● AIM
Both the line containing "Recreate this image" and the line containing "time_ns = np.linspace(0, 100, 51)" belong in the copy, as do all lines between them, copied exactly; pictures do not.

● EXCERPTED RECORDS

════════════════════

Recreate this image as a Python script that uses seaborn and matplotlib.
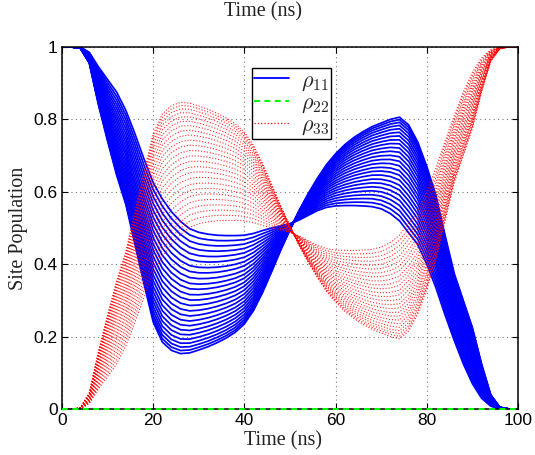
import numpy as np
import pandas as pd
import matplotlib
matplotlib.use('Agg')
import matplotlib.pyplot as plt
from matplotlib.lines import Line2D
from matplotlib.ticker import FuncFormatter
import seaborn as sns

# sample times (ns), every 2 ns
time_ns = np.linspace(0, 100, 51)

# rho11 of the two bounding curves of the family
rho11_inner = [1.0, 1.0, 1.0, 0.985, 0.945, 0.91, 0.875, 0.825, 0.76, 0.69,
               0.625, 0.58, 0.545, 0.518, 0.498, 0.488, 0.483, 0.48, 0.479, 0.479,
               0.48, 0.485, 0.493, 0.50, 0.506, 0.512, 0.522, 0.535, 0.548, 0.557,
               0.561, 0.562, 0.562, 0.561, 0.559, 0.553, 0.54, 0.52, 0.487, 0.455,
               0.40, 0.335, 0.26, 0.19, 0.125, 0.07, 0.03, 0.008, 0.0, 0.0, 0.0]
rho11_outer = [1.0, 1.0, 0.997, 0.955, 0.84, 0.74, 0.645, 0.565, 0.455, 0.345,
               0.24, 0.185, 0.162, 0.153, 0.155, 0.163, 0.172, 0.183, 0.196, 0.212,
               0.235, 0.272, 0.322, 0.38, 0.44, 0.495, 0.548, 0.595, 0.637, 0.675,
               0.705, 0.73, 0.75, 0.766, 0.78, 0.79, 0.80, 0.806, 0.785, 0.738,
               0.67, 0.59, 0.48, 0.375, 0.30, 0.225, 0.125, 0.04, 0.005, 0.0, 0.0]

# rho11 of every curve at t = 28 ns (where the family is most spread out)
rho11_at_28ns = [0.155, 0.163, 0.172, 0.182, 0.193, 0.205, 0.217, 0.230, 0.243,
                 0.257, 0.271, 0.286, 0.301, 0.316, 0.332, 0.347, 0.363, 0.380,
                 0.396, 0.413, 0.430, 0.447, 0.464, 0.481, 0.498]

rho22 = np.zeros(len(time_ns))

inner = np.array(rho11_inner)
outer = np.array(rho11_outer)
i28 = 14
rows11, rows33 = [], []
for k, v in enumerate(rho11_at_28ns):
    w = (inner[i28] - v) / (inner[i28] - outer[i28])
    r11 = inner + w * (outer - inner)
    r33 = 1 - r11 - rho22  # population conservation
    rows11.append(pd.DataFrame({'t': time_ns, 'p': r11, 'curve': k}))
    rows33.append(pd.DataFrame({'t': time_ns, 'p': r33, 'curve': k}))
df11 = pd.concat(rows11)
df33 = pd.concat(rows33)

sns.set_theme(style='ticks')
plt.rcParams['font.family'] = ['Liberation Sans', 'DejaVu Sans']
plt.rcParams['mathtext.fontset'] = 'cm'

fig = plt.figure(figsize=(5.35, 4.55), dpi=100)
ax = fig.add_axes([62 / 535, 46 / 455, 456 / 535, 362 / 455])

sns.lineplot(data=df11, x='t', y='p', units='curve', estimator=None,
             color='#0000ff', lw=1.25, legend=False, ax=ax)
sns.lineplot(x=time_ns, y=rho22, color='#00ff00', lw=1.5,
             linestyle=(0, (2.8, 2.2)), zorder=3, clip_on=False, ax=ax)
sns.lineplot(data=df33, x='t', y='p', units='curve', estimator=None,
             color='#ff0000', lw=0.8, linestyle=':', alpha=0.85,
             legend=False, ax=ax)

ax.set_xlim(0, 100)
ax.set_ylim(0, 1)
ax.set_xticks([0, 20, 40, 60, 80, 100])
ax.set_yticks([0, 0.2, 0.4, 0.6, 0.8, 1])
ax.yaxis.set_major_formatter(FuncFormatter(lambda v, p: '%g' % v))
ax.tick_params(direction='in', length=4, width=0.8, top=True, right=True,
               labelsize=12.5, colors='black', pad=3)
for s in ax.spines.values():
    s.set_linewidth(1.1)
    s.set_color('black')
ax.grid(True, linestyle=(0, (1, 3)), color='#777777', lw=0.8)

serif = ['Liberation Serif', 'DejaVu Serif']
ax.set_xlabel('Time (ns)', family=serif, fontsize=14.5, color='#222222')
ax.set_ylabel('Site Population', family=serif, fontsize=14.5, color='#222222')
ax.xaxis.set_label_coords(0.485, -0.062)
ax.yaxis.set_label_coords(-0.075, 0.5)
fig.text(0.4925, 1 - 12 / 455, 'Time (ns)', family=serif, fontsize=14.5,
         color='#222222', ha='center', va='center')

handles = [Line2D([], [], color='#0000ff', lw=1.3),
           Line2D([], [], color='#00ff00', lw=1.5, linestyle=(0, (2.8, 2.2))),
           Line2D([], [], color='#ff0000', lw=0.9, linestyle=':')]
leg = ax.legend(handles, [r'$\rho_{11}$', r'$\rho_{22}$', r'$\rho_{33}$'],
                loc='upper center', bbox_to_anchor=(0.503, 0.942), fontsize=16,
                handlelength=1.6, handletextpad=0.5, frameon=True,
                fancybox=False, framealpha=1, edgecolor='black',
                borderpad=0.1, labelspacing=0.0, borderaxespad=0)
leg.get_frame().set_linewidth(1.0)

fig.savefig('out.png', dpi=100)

════════════════════

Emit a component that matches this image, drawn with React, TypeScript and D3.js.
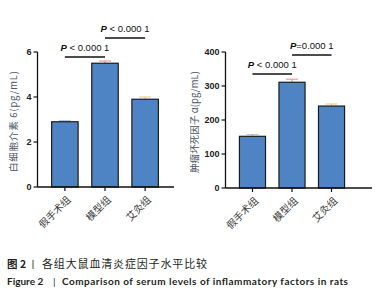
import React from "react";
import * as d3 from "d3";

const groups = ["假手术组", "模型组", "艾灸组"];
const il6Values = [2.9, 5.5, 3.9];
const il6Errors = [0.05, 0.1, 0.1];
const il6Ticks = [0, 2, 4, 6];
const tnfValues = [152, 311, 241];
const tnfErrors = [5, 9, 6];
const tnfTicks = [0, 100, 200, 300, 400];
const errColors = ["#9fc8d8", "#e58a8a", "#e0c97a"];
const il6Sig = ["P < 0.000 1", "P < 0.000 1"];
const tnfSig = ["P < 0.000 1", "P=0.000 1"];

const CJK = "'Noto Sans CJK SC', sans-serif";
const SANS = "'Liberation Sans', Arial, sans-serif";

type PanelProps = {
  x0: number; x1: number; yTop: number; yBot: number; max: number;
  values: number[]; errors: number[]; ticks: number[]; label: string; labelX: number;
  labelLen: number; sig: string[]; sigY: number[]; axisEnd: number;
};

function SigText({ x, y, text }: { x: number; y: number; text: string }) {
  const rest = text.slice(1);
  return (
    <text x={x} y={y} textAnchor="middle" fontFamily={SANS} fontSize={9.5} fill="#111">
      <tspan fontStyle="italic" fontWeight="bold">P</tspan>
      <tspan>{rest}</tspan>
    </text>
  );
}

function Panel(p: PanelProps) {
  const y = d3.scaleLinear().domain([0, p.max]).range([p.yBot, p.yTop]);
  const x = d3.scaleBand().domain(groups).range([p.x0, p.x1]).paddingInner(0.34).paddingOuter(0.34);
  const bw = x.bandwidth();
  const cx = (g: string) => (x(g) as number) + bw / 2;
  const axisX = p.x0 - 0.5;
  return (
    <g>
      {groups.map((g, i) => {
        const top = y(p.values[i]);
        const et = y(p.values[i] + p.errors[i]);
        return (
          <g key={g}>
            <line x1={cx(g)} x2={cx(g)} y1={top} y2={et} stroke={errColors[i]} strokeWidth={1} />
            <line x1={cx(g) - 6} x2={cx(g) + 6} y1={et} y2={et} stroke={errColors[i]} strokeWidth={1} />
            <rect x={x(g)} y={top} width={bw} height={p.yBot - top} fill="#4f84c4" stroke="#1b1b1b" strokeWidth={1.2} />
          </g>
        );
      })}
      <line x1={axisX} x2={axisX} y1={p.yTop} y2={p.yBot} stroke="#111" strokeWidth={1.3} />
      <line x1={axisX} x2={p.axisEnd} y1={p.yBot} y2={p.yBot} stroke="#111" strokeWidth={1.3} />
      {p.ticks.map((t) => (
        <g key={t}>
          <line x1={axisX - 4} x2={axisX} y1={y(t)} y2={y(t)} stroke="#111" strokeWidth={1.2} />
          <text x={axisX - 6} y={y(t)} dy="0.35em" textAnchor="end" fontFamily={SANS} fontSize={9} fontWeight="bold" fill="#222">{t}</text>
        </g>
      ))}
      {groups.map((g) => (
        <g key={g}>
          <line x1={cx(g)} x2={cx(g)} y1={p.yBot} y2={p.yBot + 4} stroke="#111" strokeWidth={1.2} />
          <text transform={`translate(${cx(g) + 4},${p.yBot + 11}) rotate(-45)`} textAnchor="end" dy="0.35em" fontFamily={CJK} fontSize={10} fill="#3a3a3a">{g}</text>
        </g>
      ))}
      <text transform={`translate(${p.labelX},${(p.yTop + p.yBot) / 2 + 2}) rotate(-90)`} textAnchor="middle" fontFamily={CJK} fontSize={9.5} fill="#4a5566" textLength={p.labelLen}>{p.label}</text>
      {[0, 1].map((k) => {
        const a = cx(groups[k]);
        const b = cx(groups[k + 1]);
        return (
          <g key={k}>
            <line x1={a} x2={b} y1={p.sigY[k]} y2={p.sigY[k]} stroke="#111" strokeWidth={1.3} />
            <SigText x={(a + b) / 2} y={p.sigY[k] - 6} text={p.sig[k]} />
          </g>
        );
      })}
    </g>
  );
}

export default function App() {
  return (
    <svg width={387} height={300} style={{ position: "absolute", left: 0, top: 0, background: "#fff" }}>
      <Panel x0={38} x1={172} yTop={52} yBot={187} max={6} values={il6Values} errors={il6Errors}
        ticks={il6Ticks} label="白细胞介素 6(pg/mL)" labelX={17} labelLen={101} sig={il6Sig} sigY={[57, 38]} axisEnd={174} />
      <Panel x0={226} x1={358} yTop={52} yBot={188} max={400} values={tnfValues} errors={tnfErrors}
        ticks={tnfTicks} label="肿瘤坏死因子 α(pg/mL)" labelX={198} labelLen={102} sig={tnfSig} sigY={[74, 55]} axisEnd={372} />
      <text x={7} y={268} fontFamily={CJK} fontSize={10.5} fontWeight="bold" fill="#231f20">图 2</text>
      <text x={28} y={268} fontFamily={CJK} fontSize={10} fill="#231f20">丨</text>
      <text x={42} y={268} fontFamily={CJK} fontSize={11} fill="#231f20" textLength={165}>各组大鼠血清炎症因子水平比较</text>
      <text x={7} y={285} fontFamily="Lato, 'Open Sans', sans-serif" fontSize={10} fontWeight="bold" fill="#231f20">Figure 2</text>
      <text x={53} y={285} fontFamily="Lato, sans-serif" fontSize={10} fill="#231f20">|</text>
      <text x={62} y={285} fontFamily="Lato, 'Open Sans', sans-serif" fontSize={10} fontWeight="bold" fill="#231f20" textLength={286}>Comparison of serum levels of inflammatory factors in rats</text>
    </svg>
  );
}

════════════════════

● EXERCISE OUTPUT
Recreate this image as a Python script that uses seaborn and matplotlib.
import numpy as np
import pandas as pd
import matplotlib
matplotlib.use('Agg')
import matplotlib.pyplot as plt
from matplotlib.lines import Line2D
from matplotlib.ticker import FuncFormatter
import seaborn as sns

# sample times (ns), every 2 ns
time_ns = np.linspace(0, 100, 51)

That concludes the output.